-- BEGIN Available data --

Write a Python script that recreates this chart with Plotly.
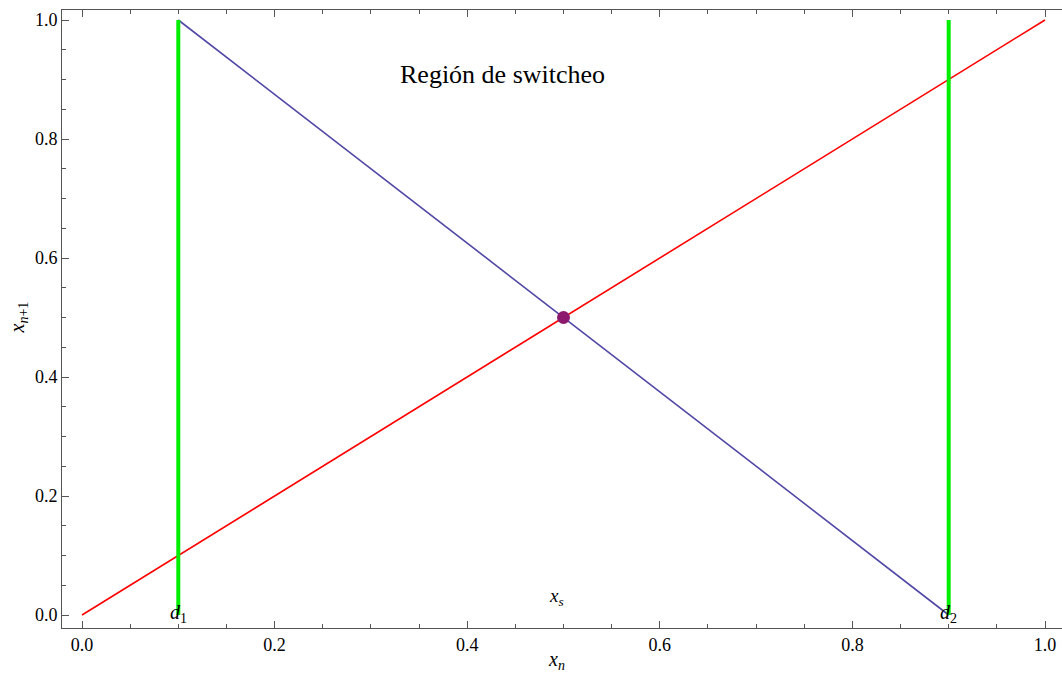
import plotly.graph_objects as go

# Data
identity_x = [0.0, 1.0]
identity_y = [0.0, 1.0]
map_x = [0.1, 0.9]
map_y = [1.0, 0.0]
d1_x = [0.1, 0.1]
d2_x = [0.9, 0.9]
green_y = [0.0, 1.0]
fixed_x = [0.5]
fixed_y = [0.5]
tick_vals = [0.0, 0.2, 0.4, 0.6, 0.8, 1.0]
tick_text = ["0.0", "0.2", "0.4", "0.6", "0.8", "1.0"]

FONT = "Liberation Serif"
AX = "#555555"

fig = go.Figure()
fig.add_trace(go.Scatter(x=identity_x, y=identity_y, mode="lines",
                         line=dict(color="rgb(255,0,0)", width=1.6), showlegend=False))
fig.add_trace(go.Scatter(x=map_x, y=map_y, mode="lines",
                         line=dict(color="rgb(80,72,165)", width=1.6), showlegend=False))
fig.add_trace(go.Scatter(x=d1_x, y=green_y, mode="lines",
                         line=dict(color="rgb(0,238,0)", width=4), showlegend=False))
fig.add_trace(go.Scatter(x=d2_x, y=green_y, mode="lines",
                         line=dict(color="rgb(0,238,0)", width=4), showlegend=False))
fig.add_trace(go.Scatter(x=fixed_x, y=fixed_y, mode="markers",
                         marker=dict(color="rgb(140,25,110)", size=13), showlegend=False))
# invisible trace for top axis
fig.add_trace(go.Scatter(x=identity_x, y=identity_y, xaxis="x2", mode="lines",
                         line=dict(width=0), opacity=0, showlegend=False, hoverinfo="skip"))

xr = [-20/963, 1 + 17/963]
yr = [-13/595, 1 + 10/595]

axis_common = dict(showgrid=False, zeroline=False, showline=True, linecolor=AX, linewidth=1,
                   ticks="inside", ticklen=7, tickcolor=AX, tickwidth=1,
                   tickfont=dict(family=FONT, size=18, color="black"),
                   minor=dict(ticks="inside", ticklen=4, tickcolor=AX, dtick=0.05, tick0=0, showgrid=False))

fig.update_layout(
    width=1062, height=681,
    margin=dict(l=62, r=0, t=10, b=53, autoexpand=False),
    plot_bgcolor="white", paper_bgcolor="white",
    xaxis=dict(range=xr, tickvals=tick_vals, ticktext=tick_text, **axis_common),
    xaxis2=dict(range=xr, overlaying="x", side="top", showticklabels=False,
                tickvals=tick_vals, **{k: v for k, v in axis_common.items() if k != "tickfont"}),
    yaxis=dict(range=yr, tickvals=tick_vals, ticktext=tick_text, **axis_common),
    annotations=[
        dict(x=0.437, y=0.908, xref="x", yref="y", text="Región de switcheo", showarrow=False,
             font=dict(family=FONT, size=26, color="black")),
        dict(x=0.493, y=0.03, xref="x", yref="y", text="<i>x<sub>s</sub></i>", showarrow=False,
             font=dict(family=FONT, size=19, color="black")),
        dict(x=0.1, y=0.003, xref="x", yref="y", text="<i>d</i><sub>1</sub>", showarrow=False,
             font=dict(family=FONT, size=20, color="black")),
        dict(x=0.9, y=0.003, xref="x", yref="y", text="<i>d</i><sub>2</sub>", showarrow=False,
             font=dict(family=FONT, size=20, color="black")),
        dict(x=0.493, y=-0.052, xref="x", yref="paper", text="<i>x<sub>n</sub></i>", showarrow=False,
             font=dict(family=FONT, size=20, color="black"), xanchor="center", yanchor="middle"),
        dict(x=-0.044, y=0.5, xref="paper", yref="y", text="<i>x<sub>n</sub></i><sub>+1</sub>",
             showarrow=False, textangle=-90, xanchor="center", yanchor="middle",
             font=dict(family=FONT, size=20, color="black")),
    ],
)

fig.write_html("out.html", config={"displayModeBar": False},
               post_script="document.body.style.margin='0';document.body.style.padding='0';document.body.style.overflow='hidden';")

-- END Available data --

### The problem
Repeat the listing in full and exactly. Do not include any images.

### Answer
Write a Python script that recreates this chart with Plotly.
import plotly.graph_objects as go

# Data
identity_x = [0.0, 1.0]
identity_y = [0.0, 1.0]
map_x = [0.1, 0.9]
map_y = [1.0, 0.0]
d1_x = [0.1, 0.1]
d2_x = [0.9, 0.9]
green_y = [0.0, 1.0]
fixed_x = [0.5]
fixed_y = [0.5]
tick_vals = [0.0, 0.2, 0.4, 0.6, 0.8, 1.0]
tick_text = ["0.0", "0.2", "0.4", "0.6", "0.8", "1.0"]

FONT = "Liberation Serif"
AX = "#555555"

fig = go.Figure()
fig.add_trace(go.Scatter(x=identity_x, y=identity_y, mode="lines",
                         line=dict(color="rgb(255,0,0)", width=1.6), showlegend=False))
fig.add_trace(go.Scatter(x=map_x, y=map_y, mode="lines",
                         line=dict(color="rgb(80,72,165)", width=1.6), showlegend=False))
fig.add_trace(go.Scatter(x=d1_x, y=green_y, mode="lines",
                         line=dict(color="rgb(0,238,0)", width=4), showlegend=False))
fig.add_trace(go.Scatter(x=d2_x, y=green_y, mode="lines",
                         line=dict(color="rgb(0,238,0)", width=4), showlegend=False))
fig.add_trace(go.Scatter(x=fixed_x, y=fixed_y, mode="markers",
                         marker=dict(color="rgb(140,25,110)", size=13), showlegend=False))
# invisible trace for top axis
fig.add_trace(go.Scatter(x=identity_x, y=identity_y, xaxis="x2", mode="lines",
                         line=dict(width=0), opacity=0, showlegend=False, hoverinfo="skip"))

xr = [-20/963, 1 + 17/963]
yr = [-13/595, 1 + 10/595]

axis_common = dict(showgrid=False, zeroline=False, showline=True, linecolor=AX, linewidth=1,
                   ticks="inside", ticklen=7, tickcolor=AX, tickwidth=1,
                   tickfont=dict(family=FONT, size=18, color="black"),
                   minor=dict(ticks="inside", ticklen=4, tickcolor=AX, dtick=0.05, tick0=0, showgrid=False))

fig.update_layout(
    width=1062, height=681,
    margin=dict(l=62, r=0, t=10, b=53, autoexpand=False),
    plot_bgcolor="white", paper_bgcolor="white",
    xaxis=dict(range=xr, tickvals=tick_vals, ticktext=tick_text, **axis_common),
    xaxis2=dict(range=xr, overlaying="x", side="top", showticklabels=False,
                tickvals=tick_vals, **{k: v for k, v in axis_common.items() if k != "tickfont"}),
    yaxis=dict(range=yr, tickvals=tick_vals, ticktext=tick_text, **axis_common),
    annotations=[
        dict(x=0.437, y=0.908, xref="x", yref="y", text="Región de switcheo", showarrow=False,
             font=dict(family=FONT, size=26, color="black")),
        dict(x=0.493, y=0.03, xref="x", yref="y", text="<i>x<sub>s</sub></i>", showarrow=False,
             font=dict(family=FONT, size=19, color="black")),
        dict(x=0.1, y=0.003, xref="x", yref="y", text="<i>d</i><sub>1</sub>", showarrow=False,
             font=dict(family=FONT, size=20, color="black")),
        dict(x=0.9, y=0.003, xref="x", yref="y", text="<i>d</i><sub>2</sub>", showarrow=False,
             font=dict(family=FONT, size=20, color="black")),
        dict(x=0.493, y=-0.052, xref="x", yref="paper", text="<i>x<sub>n</sub></i>", showarrow=False,
             font=dict(family=FONT, size=20, color="black"), xanchor="center", yanchor="middle"),
        dict(x=-0.044, y=0.5, xref="paper", yref="y", text="<i>x<sub>n</sub></i><sub>+1</sub>",
             showarrow=False, textangle=-90, xanchor="center", yanchor="middle",
             font=dict(family=FONT, size=20, color="black")),
    ],
)

fig.write_html("out.html", config={"displayModeBar": False},
               post_script="document.body.style.margin='0';document.body.style.padding='0';document.body.style.overflow='hidden';")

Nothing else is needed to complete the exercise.